━━━━━ Dataset excerpt ━━━━━

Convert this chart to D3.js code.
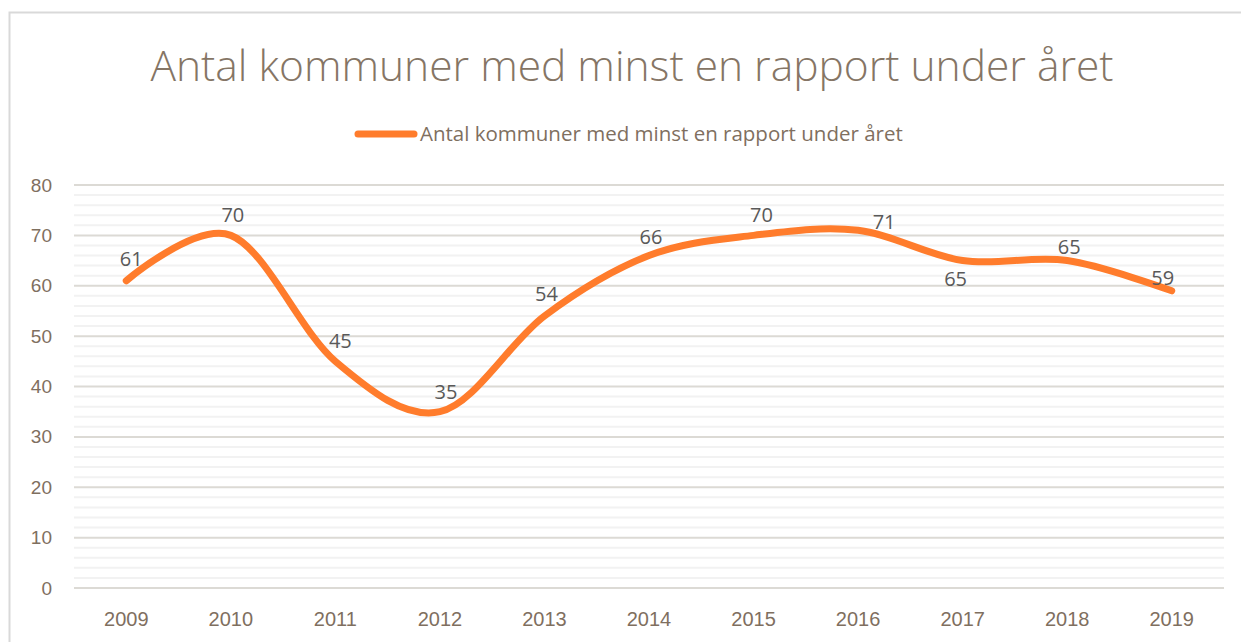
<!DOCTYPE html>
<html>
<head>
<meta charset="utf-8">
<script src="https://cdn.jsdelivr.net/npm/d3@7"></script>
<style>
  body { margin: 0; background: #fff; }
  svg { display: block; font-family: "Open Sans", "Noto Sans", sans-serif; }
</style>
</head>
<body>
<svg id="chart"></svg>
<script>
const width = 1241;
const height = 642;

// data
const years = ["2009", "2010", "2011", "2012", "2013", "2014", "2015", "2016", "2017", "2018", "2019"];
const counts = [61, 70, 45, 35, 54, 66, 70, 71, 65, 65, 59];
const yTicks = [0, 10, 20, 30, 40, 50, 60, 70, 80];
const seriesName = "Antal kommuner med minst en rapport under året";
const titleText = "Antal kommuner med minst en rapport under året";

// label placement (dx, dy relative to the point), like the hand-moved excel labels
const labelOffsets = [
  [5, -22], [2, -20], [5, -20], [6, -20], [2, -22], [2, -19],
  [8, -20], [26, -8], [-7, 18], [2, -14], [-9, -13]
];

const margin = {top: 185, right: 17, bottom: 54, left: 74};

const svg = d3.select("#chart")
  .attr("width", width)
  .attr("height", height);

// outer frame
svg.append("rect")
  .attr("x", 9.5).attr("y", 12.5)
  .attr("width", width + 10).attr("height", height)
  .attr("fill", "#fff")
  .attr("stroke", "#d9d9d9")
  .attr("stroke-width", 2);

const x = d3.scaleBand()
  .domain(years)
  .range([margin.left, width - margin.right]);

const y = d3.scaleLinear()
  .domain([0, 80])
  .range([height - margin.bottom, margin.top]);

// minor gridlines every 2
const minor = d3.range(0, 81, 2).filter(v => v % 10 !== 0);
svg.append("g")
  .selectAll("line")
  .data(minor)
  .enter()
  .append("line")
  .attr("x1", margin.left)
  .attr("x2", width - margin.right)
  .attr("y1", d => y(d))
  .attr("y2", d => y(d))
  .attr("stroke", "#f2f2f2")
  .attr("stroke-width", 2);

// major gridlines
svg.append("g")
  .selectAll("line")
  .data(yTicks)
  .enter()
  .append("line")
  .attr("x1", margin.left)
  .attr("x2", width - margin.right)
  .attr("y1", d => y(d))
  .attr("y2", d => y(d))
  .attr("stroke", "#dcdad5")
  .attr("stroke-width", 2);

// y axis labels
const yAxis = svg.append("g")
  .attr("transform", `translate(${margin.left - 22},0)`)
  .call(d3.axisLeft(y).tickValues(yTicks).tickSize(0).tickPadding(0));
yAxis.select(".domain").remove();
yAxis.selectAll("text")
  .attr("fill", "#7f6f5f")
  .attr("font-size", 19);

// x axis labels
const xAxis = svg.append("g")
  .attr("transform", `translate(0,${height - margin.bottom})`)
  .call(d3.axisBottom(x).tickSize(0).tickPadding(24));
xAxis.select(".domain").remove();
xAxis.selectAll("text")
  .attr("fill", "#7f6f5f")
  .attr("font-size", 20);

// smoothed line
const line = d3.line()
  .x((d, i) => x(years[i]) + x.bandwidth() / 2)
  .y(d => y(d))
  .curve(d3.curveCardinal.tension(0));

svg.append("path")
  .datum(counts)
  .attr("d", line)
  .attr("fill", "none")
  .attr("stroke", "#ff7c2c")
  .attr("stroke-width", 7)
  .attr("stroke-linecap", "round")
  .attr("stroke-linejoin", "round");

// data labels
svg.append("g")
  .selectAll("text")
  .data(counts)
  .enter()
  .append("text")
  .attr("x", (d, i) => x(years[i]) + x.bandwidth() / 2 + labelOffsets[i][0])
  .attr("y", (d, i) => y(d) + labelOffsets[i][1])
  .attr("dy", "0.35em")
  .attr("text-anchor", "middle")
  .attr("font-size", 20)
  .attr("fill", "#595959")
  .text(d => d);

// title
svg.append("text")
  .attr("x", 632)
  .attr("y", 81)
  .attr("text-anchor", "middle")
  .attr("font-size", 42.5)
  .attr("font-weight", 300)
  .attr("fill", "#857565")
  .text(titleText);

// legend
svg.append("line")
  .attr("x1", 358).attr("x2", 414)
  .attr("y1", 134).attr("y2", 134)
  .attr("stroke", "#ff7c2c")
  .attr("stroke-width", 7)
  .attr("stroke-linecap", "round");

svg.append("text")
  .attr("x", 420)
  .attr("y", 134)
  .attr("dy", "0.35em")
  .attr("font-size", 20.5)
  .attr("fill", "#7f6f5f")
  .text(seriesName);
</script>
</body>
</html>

━━━━━

◆ **Requirements**
Starting at the top of the listing above, please restate word for word each line up to and including the one that holds "- margin.bottom, margin.top]);", omitting every image.

◆ **Answer to the problem**
Convert this chart to D3.js code.
<!DOCTYPE html>
<html>
<head>
<meta charset="utf-8">
<script src="https://cdn.jsdelivr.net/npm/d3@7"></script>
<style>
  body { margin: 0; background: #fff; }
  svg { display: block; font-family: "Open Sans", "Noto Sans", sans-serif; }
</style>
</head>
<body>
<svg id="chart"></svg>
<script>
const width = 1241;
const height = 642;

// data
const years = ["2009", "2010", "2011", "2012", "2013", "2014", "2015", "2016", "2017", "2018", "2019"];
const counts = [61, 70, 45, 35, 54, 66, 70, 71, 65, 65, 59];
const yTicks = [0, 10, 20, 30, 40, 50, 60, 70, 80];
const seriesName = "Antal kommuner med minst en rapport under året";
const titleText = "Antal kommuner med minst en rapport under året";

// label placement (dx, dy relative to the point), like the hand-moved excel labels
const labelOffsets = [
  [5, -22], [2, -20], [5, -20], [6, -20], [2, -22], [2, -19],
  [8, -20], [26, -8], [-7, 18], [2, -14], [-9, -13]
];

const margin = {top: 185, right: 17, bottom: 54, left: 74};

const svg = d3.select("#chart")
  .attr("width", width)
  .attr("height", height);

// outer frame
svg.append("rect")
  .attr("x", 9.5).attr("y", 12.5)
  .attr("width", width + 10).attr("height", height)
  .attr("fill", "#fff")
  .attr("stroke", "#d9d9d9")
  .attr("stroke-width", 2);

const x = d3.scaleBand()
  .domain(years)
  .range([margin.left, width - margin.right]);

const y = d3.scaleLinear()
  .domain([0, 80])
  .range([height - margin.bottom, margin.top]);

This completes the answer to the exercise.